**Your task**. Wherever "with" appears in a line, list that line.

**Data**.
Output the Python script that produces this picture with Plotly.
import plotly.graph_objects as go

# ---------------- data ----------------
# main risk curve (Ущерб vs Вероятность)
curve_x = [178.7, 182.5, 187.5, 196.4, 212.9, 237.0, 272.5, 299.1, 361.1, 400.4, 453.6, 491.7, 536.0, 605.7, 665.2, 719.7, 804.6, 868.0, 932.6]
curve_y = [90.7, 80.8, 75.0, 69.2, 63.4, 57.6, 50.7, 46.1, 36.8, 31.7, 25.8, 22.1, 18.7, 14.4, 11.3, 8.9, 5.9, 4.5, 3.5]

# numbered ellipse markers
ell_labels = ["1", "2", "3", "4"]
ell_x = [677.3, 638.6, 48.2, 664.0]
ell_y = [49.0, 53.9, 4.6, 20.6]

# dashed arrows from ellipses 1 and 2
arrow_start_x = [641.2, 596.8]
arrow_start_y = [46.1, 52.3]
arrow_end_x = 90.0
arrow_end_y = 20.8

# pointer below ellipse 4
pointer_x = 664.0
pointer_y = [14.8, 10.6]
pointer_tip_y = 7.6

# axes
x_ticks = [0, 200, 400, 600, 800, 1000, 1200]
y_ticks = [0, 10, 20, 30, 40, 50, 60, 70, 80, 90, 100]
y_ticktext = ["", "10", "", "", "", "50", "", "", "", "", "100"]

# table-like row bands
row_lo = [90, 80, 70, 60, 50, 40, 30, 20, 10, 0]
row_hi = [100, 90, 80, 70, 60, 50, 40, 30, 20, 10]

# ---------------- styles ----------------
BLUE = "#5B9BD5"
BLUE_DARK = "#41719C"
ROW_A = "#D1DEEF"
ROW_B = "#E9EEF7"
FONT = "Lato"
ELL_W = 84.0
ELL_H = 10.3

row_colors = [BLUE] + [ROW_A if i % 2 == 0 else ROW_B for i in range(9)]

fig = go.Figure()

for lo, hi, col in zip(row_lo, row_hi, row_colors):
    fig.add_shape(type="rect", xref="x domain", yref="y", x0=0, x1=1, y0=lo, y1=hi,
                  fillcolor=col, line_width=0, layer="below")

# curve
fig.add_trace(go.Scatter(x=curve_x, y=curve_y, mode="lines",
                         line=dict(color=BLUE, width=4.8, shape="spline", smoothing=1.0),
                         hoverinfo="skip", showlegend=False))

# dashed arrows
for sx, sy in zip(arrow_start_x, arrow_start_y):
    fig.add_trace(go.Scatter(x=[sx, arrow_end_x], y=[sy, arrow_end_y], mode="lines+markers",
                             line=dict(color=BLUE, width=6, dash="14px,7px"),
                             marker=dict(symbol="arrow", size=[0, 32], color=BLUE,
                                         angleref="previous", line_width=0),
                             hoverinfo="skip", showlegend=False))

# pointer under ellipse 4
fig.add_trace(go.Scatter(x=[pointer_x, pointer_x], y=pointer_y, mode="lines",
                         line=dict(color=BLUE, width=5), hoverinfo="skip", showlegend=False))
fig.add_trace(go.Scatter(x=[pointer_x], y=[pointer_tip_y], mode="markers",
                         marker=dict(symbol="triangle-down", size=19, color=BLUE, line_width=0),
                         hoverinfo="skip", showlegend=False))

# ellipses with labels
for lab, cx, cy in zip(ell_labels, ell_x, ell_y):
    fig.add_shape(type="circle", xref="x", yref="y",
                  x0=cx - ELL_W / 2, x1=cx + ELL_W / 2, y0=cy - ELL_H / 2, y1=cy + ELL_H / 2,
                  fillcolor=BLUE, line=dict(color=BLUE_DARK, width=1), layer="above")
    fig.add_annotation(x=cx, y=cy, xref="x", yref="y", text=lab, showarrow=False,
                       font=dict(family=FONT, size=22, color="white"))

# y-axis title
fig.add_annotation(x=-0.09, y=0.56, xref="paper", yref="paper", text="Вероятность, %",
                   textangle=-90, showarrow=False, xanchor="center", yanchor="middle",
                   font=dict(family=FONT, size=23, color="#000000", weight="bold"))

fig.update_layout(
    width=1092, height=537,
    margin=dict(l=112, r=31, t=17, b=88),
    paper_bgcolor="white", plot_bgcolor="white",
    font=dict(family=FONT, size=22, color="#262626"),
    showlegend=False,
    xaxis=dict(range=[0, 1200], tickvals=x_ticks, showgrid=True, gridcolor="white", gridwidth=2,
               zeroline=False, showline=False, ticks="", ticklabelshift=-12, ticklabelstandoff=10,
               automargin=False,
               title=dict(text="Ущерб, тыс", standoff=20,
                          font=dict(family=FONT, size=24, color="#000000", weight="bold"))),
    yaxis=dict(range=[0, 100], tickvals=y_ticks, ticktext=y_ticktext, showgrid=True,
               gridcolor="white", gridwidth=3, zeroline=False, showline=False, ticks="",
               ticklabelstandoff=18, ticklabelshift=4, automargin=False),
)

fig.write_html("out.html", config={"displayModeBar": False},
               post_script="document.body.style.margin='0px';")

**Complete response**.
Output the Python script that produces this picture with Plotly.
# ellipses with labels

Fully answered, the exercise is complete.